Portrait processing¶
The PortraitProcessor module facilitates the capture and analysis of portraits in various scenarios such as enrolment or face verification.
The module is fed with images and can perform the following operations:
Face detection and tracking with prediction models
Landmark detection (68 points)
Head pose estimation
Subject’s position verification
Template encoding and updating
Age estimation
Background uniformity computation
Expression detection
Age estimation
Occlusion detection
Presentation attack detection
Background uniformity estimation
Background removal
Expression estimation
Face attribute estimation (eye opening, eye gaze, face mask, gender, glasses, head covering, make-up, mouth opening, smile)
Photographic attributes estimation
Verification of compliance on a number of quality check points
Unified quality score computation
Important
The following AI models are required by the PortraitProcessor module:
FaceDetector4Bor another preferred face detector (see Face detection for details).FaceEncoder9B, or another preferred face encoder (see Face encoding for details).FaceLandmarksEstimator2AFacePoseEstimator1AFaceAttributesClassifier2AFaceOcclusionDetector2AFaceColorBasedPad3A
Creating and updating a portrait¶
Creating a Portrait (Single Image):
For analysis based on a single image, use the PortraitProcessor.createPortrait method.
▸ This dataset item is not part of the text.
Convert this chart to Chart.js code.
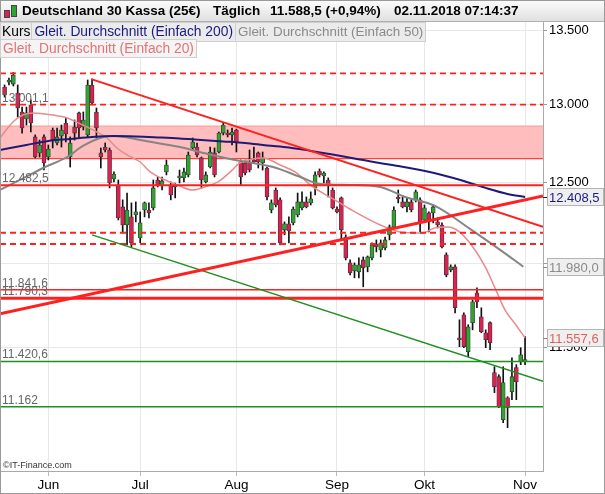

This method generates a Portrait object from a static image, enabling subsequent analysis (e.g., liveness detection or biometric processing).
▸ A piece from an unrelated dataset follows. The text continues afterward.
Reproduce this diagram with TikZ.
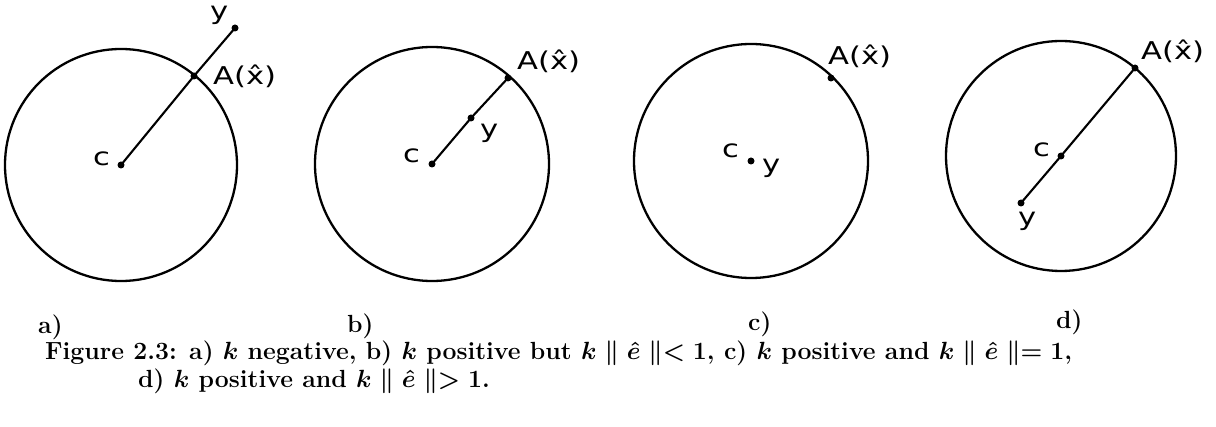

Updating a Portrait (Live Capture):
For real-time or live video capture, the PortraitProcessor.updatePortrait method is preferred. This method continuously updates the Portrait object with each new frame, ensuring a more dynamic and accurate analysis during live sessions.
Checking Portrait Status:
The current state of the portrait (e.g., whether it’s initialized, being processed, or completed) can be monitored through the Portrait.status property. This property provides key status updates throughout the portrait’s lifecycle, which can be used to control workflow logic.
Quality check points¶
The PortraitProcessor module verifies the compliance to the quality check points defined below.
Important
The quality check points are verified only if the associated processing option is enabled.
Photographic quality¶
The brightness is well balanced.
The image is coloured, not grayscale.
The skin looks natural.
The image resolution is correct.
The dynamic range of the image is correct.
The image is sharp.
No flash reflection is visible.
No noise is present in the image.
The image is not pixelated.
No red-eye is present.
The background is uniform.
Facial attributes¶
The subject’s face is frontal.
The face expression is neutral.
The eyes are visible.
The eyes are open.
The subject does not wear glasses.
The subject looks straight towards the camera.
The mouth is visible.
The mouth is closed.
The subject is not smiling.
The subject does not wear a hat.
The nose is visible.
Geometry¶
The height of the head in the image is correct.
The width of the head in the image is correct.
The horizontal position of the head in the image is correct.
The vertical position of the head in the image is correct.
Note
Vertical position is the distance from the bottom edge of the image to the imaginary line passing through the center of the eyes, in percentage of the total vertical length of the image.
Presentation attack detection¶
Presentation Attack Detection (PAD) is enabled through the PortraitProcessor.detectPresentationAttack method. This method implements a passive liveness detection algorithm that analyzes multiple frames to differentiate between bona-fide users and potential spoofing attempts (such as photos or masks). For optimal performance, the user must position their face centrally within the frame.
The result of the detection is reflected in the Portrait.padStatus property, which will indicate whether the portrait corresponds to a bona-fide subject or a presentation attack.
Note
Liveness detection typically requires the analysis of several frames to ensure robustness. To enhance user experience and guide proper interactions, the Portrait.instruction property provides real-time feedback, containing specific instructions that help users adjust their position or actions.
Important
In certain conditions, such as low image quality or challenging environmental factors, accurate liveness detection may be difficult. It is crucial to assess the photographic quality of input images (e.g., lighting, focus) before invoking the PAD method to minimize the risk of false detections and improve the feedback provided to users.
Example¶
The example below demonstrates how to analyze a portrait on an image:
# initialize the portrait processor
portrait_processor = PortraitProcessor(
thread_count=4,
)
# process portrait on the image
portrait = portrait_processor.create_portrait(image)
# check status
if portrait.status == PortraitStatus.CREATED:
portrait_processor.detect_occlusions(portrait)
portrait_processor.estimate_face_attributes(portrait)
portrait_processor.estimate_photographic_quality(portrait)
portrait_processor.estimate_background_uniformity(portrait)
portrait_processor.detect_presentation_attack(portrait)
# check presentation attack
print(f"PAD score = {portrait.pad_score}")
# show quality check points
display_quality_checkpoints(portrait.quality_checkpoints)
# crop portrait to ICAO format
crop_image = portrait_processor.crop_icao_portrait(portrait)